*SOURCE MATERIAL*

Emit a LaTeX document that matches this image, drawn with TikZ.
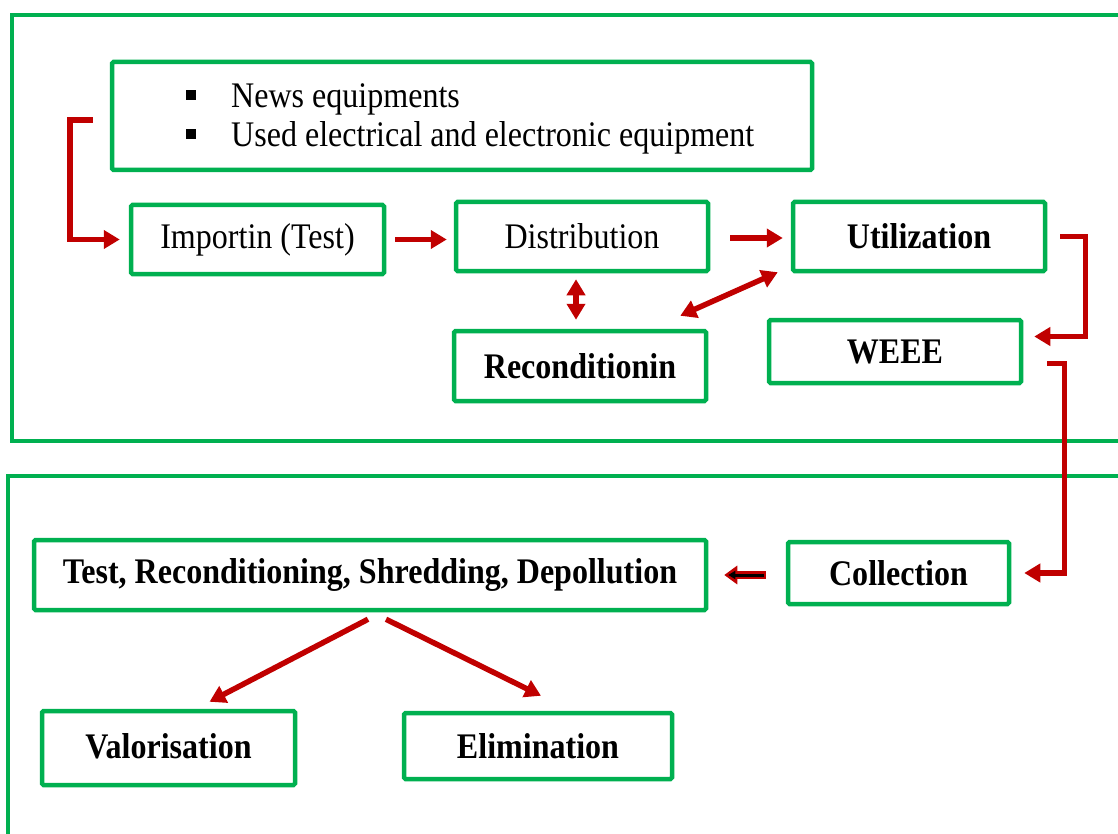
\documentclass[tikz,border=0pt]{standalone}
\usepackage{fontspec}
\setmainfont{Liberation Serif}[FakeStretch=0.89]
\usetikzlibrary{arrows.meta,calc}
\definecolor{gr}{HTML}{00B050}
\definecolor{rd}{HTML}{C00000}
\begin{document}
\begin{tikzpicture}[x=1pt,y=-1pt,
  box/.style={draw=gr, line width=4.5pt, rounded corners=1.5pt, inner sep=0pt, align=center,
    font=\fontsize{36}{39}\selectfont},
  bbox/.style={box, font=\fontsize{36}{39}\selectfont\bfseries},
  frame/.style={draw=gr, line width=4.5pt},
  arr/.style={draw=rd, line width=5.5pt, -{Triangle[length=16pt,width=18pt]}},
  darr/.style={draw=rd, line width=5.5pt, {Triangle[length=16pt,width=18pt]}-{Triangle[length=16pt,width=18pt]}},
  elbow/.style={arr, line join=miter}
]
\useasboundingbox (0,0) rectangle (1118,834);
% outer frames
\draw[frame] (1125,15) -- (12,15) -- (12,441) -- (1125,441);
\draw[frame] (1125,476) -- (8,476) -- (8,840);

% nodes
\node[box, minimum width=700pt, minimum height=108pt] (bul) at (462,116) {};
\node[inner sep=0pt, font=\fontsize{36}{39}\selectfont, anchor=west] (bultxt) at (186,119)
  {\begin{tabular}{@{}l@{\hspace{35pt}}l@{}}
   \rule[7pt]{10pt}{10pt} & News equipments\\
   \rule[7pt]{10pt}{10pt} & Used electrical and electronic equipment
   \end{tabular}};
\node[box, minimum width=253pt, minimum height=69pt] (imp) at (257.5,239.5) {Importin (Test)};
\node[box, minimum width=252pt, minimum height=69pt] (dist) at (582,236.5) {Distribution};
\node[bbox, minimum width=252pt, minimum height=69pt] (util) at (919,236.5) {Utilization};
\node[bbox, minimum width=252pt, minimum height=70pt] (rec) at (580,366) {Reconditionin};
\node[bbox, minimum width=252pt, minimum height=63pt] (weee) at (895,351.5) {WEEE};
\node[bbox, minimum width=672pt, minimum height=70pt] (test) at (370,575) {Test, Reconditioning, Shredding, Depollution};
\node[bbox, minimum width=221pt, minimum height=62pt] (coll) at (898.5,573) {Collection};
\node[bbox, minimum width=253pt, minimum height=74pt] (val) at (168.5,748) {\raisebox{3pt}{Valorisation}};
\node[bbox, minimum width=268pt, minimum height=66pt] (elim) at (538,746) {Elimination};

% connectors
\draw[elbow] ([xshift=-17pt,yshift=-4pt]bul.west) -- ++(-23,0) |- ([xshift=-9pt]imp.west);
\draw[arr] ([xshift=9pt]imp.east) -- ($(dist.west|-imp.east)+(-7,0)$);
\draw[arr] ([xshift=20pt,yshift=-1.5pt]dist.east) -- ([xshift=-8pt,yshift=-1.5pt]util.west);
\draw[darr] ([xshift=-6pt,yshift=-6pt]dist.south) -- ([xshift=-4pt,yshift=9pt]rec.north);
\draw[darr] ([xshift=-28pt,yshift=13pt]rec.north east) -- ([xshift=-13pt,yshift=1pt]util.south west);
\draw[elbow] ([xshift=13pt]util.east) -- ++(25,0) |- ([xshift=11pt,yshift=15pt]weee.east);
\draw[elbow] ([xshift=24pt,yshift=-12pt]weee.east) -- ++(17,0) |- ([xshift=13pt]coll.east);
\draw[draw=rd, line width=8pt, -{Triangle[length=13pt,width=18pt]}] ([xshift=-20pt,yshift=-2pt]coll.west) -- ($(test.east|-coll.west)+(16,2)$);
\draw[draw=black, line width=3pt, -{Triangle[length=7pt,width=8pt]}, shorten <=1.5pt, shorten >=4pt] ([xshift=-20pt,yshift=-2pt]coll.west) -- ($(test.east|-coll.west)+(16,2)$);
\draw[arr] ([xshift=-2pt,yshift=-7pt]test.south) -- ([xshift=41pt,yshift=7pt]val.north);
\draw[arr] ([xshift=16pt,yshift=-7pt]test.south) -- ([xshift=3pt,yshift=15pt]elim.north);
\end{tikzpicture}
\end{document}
--
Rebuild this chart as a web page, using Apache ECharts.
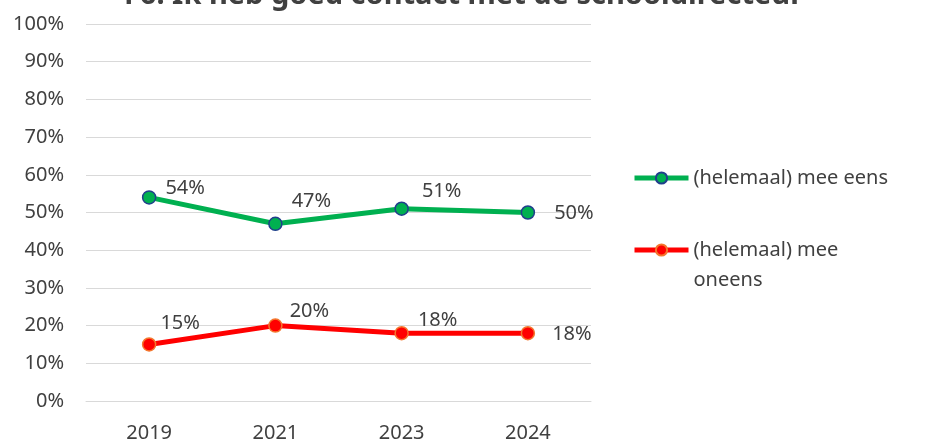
--
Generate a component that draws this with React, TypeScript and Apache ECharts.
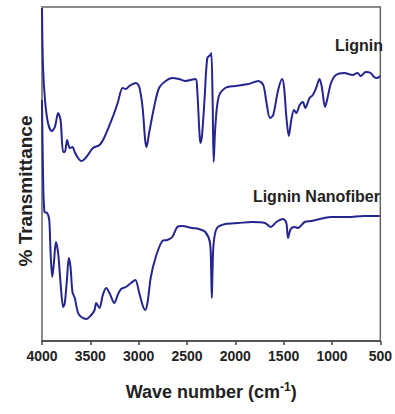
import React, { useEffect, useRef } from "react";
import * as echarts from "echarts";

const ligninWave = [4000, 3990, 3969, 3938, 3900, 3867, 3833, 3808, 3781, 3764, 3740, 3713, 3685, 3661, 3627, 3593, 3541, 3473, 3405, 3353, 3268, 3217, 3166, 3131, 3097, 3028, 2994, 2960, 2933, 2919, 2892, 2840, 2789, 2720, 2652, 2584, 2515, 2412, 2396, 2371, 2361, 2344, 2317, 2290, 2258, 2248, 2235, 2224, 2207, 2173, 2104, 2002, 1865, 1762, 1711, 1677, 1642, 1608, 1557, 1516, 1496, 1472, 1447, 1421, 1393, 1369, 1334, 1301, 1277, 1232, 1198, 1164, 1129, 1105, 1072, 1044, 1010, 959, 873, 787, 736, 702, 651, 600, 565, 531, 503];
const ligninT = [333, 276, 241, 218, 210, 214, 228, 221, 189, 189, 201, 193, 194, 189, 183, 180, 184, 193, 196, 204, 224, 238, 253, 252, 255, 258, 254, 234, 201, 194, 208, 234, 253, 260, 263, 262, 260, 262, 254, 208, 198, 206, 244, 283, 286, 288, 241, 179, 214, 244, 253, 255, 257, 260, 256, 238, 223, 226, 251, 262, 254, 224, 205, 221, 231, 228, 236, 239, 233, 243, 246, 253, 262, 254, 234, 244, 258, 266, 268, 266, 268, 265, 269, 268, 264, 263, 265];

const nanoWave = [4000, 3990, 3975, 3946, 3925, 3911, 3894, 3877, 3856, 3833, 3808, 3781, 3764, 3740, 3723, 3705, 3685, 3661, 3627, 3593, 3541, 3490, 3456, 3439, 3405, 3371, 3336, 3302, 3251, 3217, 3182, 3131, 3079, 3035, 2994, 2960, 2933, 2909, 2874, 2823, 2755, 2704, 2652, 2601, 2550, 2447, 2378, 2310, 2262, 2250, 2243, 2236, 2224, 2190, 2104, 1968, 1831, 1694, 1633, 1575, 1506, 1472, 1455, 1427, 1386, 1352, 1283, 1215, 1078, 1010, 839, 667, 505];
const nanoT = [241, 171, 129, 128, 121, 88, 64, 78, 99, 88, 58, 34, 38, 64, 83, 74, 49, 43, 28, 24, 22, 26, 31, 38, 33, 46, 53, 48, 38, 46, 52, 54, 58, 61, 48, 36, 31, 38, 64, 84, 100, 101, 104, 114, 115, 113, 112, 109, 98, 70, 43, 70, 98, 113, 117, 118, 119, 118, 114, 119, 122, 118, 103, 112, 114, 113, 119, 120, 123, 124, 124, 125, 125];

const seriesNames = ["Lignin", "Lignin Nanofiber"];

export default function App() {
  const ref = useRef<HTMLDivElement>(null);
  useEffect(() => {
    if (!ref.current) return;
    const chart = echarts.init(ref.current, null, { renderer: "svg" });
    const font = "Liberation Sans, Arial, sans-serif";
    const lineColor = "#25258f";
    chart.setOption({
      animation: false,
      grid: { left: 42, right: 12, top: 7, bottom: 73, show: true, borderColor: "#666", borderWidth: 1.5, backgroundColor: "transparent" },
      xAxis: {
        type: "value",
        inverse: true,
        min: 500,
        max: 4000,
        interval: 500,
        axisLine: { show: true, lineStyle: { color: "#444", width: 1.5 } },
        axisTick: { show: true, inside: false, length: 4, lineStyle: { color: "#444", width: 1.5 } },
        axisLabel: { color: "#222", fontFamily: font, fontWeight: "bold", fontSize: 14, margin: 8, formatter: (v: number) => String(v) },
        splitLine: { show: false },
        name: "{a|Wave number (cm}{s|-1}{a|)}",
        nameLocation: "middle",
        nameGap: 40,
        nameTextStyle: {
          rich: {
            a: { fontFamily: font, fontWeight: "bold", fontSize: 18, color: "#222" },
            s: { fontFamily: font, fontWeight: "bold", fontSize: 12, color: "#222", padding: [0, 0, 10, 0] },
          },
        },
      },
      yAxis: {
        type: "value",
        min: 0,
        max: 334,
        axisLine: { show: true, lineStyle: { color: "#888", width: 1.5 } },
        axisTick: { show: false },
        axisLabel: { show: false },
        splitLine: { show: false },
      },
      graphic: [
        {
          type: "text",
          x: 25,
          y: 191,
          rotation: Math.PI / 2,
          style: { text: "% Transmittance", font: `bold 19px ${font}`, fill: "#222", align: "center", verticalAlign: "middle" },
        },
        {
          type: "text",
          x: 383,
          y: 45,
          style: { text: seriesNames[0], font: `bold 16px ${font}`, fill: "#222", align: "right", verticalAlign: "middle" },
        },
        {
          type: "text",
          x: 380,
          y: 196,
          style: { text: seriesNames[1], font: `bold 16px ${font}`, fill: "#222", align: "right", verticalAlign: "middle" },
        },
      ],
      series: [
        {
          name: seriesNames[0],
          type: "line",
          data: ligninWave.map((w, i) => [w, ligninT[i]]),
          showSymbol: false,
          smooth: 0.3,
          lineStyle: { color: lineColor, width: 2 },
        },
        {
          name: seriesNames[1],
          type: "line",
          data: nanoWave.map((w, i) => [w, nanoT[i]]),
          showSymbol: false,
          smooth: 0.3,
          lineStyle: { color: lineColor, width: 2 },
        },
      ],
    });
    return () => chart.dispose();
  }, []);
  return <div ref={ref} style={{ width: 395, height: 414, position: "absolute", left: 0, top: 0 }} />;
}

*AIM OF THE EXERCISE*
Look through the records and gather every line containing "that".

*CORRECT RESPONSE*
Emit a LaTeX document that matches this image, drawn with TikZ.
Generate a component that draws this with React, TypeScript and Apache ECharts.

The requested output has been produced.